International wheat prices have surged to a record high on the news of damage to wheat crop in major wheat-exporting countries, like Canada and Australia. This sent countries that rely on imported wheat, such as Japan, Egypt, India and Brazil, scampering to the market to secure supplies.
He said that according to calculations, despite a substantial jump in the price, the local wheat is still available at a whopping 146 per cent discount to comparable international price of Rs37 per kg, giving ample economic incentive for hoarding and smuggling.
In short, local wheat prices are likely to maintain upward momentum, despite that the government has now decided to import one million tons of wheat. This, together with price increase of other food items, could once again take FY08 CPI well off the target as foodstuff has around 40 per cent weight in CPI basket.
Owing to freezing of retail prices of petroleum products (POL), the non-food component of CPI has been more or less tame since January this year.
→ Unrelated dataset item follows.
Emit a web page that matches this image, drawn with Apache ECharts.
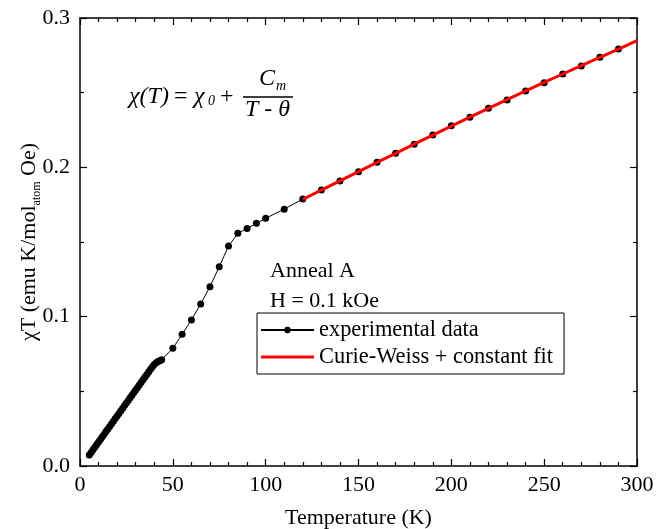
<!DOCTYPE html>
<html>
<head>
<meta charset="utf-8">
<script src="https://cdn.jsdelivr.net/npm/echarts@6/dist/echarts.min.js"></script>
<style>
  html, body { margin: 0; padding: 0; background: #fff; }
  #chart { width: 668px; height: 529px; }
</style>
</head>
<body>
<div id="chart"></div>
<script>
// Measured susceptibility times temperature, chi*T, for Anneal A at H = 0.1 kOe
const tempK = [
  5, 6, 7, 8, 9, 10, 11, 12, 13, 14, 15, 16, 17, 18, 19, 20, 21, 22, 23, 24,
  25, 26, 27, 28, 29, 30, 31, 32, 33, 34, 35, 36, 37, 38, 39, 40, 41, 42, 43, 44,
  50, 55, 60, 65, 70, 75, 80, 85, 90, 95, 100, 110,
  120, 130, 140, 150, 160, 170, 180, 190, 200, 210, 220, 230, 240, 250, 260, 270, 280, 290
];
const chiT = [
  0.0074, 0.0091, 0.0109, 0.0126, 0.0144, 0.0161, 0.0178, 0.0196, 0.0213, 0.0231,
  0.0248, 0.0265, 0.0283, 0.0300, 0.0318, 0.0335, 0.0352, 0.0370, 0.0387, 0.0405,
  0.0422, 0.0439, 0.0457, 0.0474, 0.0492, 0.0509, 0.0526, 0.0544, 0.0561, 0.0579,
  0.0596, 0.0613, 0.0631, 0.0648, 0.0664, 0.0680, 0.0692, 0.0699, 0.0704, 0.0712,
  0.0788, 0.0882, 0.0978, 0.1085, 0.1200, 0.1335, 0.1473, 0.1558, 0.1591, 0.1625, 0.1659, 0.1720,
  0.1788, 0.1848, 0.1909, 0.1971, 0.2034, 0.2094, 0.2154, 0.2217, 0.2279, 0.2335,
  0.2395, 0.2451, 0.2511, 0.2567, 0.2625, 0.2679, 0.2737, 0.2792
];

// Curie-Weiss + constant fit, evaluated over 120-300 K
const fitT = [120, 130, 140, 150, 160, 170, 180, 190, 200, 210, 220, 230, 240, 250, 260, 270, 280, 290, 300];
const fitChiT = [
  0.1786, 0.1848, 0.1909, 0.1971, 0.2033, 0.2094, 0.2155, 0.2216, 0.2276, 0.2336,
  0.2395, 0.2454, 0.2512, 0.2569, 0.2625, 0.2681, 0.2737, 0.2792, 0.2848
];

const xTicks = { min: 0, max: 300, interval: 50 };
const yTicks = { min: 0, max: 0.3, interval: 0.1 };

const seriesNames = ['experimental data', 'Curie-Weiss + constant fit'];
const annotation = ['Anneal A', 'H = 0.1 kOe'];

const SERIF = '"Liberation Serif", "Times New Roman", serif';

const zip = (a, b) => a.map((v, i) => [v, b[i]]);

const axisCommon = {
  axisLine: { show: true, onZero: false, lineStyle: { color: '#000', width: 1.5 } },
  axisTick: { show: true, inside: true, length: 7, lineStyle: { color: '#000', width: 1.2 } },
  minorTick: { show: true, length: 4, lineStyle: { color: '#000', width: 1.2 } },
  splitLine: { show: false }
};

const chart = echarts.init(document.getElementById('chart'), null, { renderer: 'canvas' });

chart.setOption({
  animation: false,
  backgroundColor: '#fff',
  grid: { left: 80, right: 31, top: 18, bottom: 63, containLabel: false, outerBoundsMode: 'none' },
  xAxis: [
    Object.assign({}, axisCommon, {
      type: 'value', position: 'bottom',
      min: xTicks.min, max: xTicks.max, interval: xTicks.interval,
      minorTick: Object.assign({}, axisCommon.minorTick, { splitNumber: 5 }),
      axisLabel: { color: '#000', fontFamily: SERIF, fontSize: 22, margin: 8 },
      name: 'Temperature (K)', nameLocation: 'middle', nameGap: 41, nameMoveOverlap: false,
      nameTextStyle: { color: '#000', fontFamily: SERIF, fontSize: 22 }
    }),
    Object.assign({}, axisCommon, {
      type: 'value', position: 'top',
      min: xTicks.min, max: xTicks.max, interval: xTicks.interval,
      minorTick: Object.assign({}, axisCommon.minorTick, { splitNumber: 5 }),
      axisLabel: { show: false }
    })
  ],
  yAxis: [
    Object.assign({}, axisCommon, {
      type: 'value', position: 'left',
      min: yTicks.min, max: yTicks.max, interval: yTicks.interval,
      minorTick: Object.assign({}, axisCommon.minorTick, { splitNumber: 2 }),
      axisLabel: {
        color: '#000', fontFamily: SERIF, fontSize: 22, margin: 10,
        formatter: v => v.toFixed(1)
      },
      name: '{m|χT (emu K/mol}{s|atom}{m| Oe)}',
      nameLocation: 'middle', nameGap: 37, nameRotate: 90, nameMoveOverlap: false,
      nameTextStyle: {
        color: '#000', fontFamily: SERIF, fontSize: 22,
        rich: {
          m: { fontFamily: SERIF, fontSize: 22, lineHeight: 28, color: '#000', verticalAlign: 'middle' },
          s: { fontFamily: SERIF, fontSize: 12, lineHeight: 28, color: '#000', verticalAlign: 'bottom' }
        }
      }
    }),
    Object.assign({}, axisCommon, {
      type: 'value', position: 'right',
      min: yTicks.min, max: yTicks.max, interval: yTicks.interval,
      minorTick: Object.assign({}, axisCommon.minorTick, { splitNumber: 2 }),
      axisLabel: { show: false }
    })
  ],
  legend: {
    orient: 'vertical',
    left: 257, top: 313,
    padding: [5, 11, 5, 3],
    itemGap: 3,
    itemWidth: 53, itemHeight: 8,
    symbolKeepAspect: true,
    borderColor: '#000', borderWidth: 1,
    backgroundColor: '#fff',
    textStyle: { color: '#000', fontFamily: SERIF, fontSize: 22.4, lineHeight: 24 },
    data: [
      { name: seriesNames[0] },
      { name: seriesNames[1], icon: 'path://M0,0H53V3H0Z' }
    ]
  },
  series: [
    {
      name: seriesNames[0],
      type: 'line',
      data: zip(tempK, chiT),
      symbol: 'circle',
      symbolSize: 7,
      showAllSymbol: true,
      itemStyle: { color: '#000' },
      lineStyle: { color: '#000', width: 1 },
      z: 2
    },
    {
      name: seriesNames[1],
      type: 'line',
      data: zip(fitT, fitChiT),
      symbol: 'none',
      itemStyle: { color: '#ff0000' },
      lineStyle: { color: '#ff0000', width: 3 },
      z: 3
    }
  ],
  graphic: [
    // chi(T) = chi_0 + C_m / (T - theta)
    { type: 'text', left: 129, top: 85, style: { text: 'χ(T)', font: 'italic 24px ' + SERIF, fill: '#000' } },
    { type: 'text', left: 174, top: 85, style: { text: '=', font: '24px ' + SERIF, fill: '#000' } },
    { type: 'text', left: 194, top: 85, style: { text: 'χ', font: 'italic 24px ' + SERIF, fill: '#000' } },
    { type: 'text', left: 208, top: 94, style: { text: '0', font: 'italic 14px ' + SERIF, fill: '#000' } },
    { type: 'text', left: 220, top: 85, style: { text: '+', font: '24px ' + SERIF, fill: '#000' } },
    { type: 'text', left: 259, top: 67, style: { text: 'C', font: 'italic 24px ' + SERIF, fill: '#000' } },
    { type: 'text', left: 276, top: 79, style: { text: 'm', font: 'italic 14px ' + SERIF, fill: '#000' } },
    { type: 'line', shape: { x1: 243, y1: 97, x2: 293, y2: 97 }, style: { stroke: '#000', lineWidth: 1.3 } },
    { type: 'text', left: 245, top: 98, style: { text: 'T - θ', font: 'italic 24px ' + SERIF, fill: '#000' } },
    // sample description
    { type: 'text', left: 270, top: 260, style: { text: annotation[0], font: '22px ' + SERIF, fill: '#000' } },
    { type: 'text', left: 270, top: 290, style: { text: annotation[1], font: '22px ' + SERIF, fill: '#000' } }
  ]
});
</script>
</body>
</html>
However, its flip side is the substantial revenue hit to the government as it did not pass on significant rise in international oil prices to local consumers and instead reduced its taxes and gave subsidy to keep POL prices unchanged.
This subsidy policy of the government is not sustainable as it owes around Rs25 billion to oil marketing companies (OMCs) and these dues are mounting by around Rs3 billion a month at the current oil prices, putting a lot of strain on budget deficit.
Ironically, the government is targeting to bring down this deficit to 4 per cent of GDP in FY08 from 4.2 per cent last year.
Further aggravating the situation, international oil prices are currently hovering at all-time high of $82.5 per barrel and, as per Reuters Consensus Oil Forecast Poll, these prices are likely to stay over $60 per barrel over the next two years.
This makes it near impossible for the government to keep local retail POL prices unchanged at the cost of worsening budget deficit. However, elections are likely to be held in the next four months, ruling out any increase in POL prices in that period.
We believe that these prices could be raised substantially post-elections in the second half of FY08, potentially culminating in substantial jump in non-food prices.
On the basis of this scenario, it is expected full year FY08 CPI to end up at around 7.55 percent, against the target of 6.5 percent. This is slight lower compared to last year figure of 7.8 percent. An evitable corollary of this is the continued monetary tightening by SBP in FY08.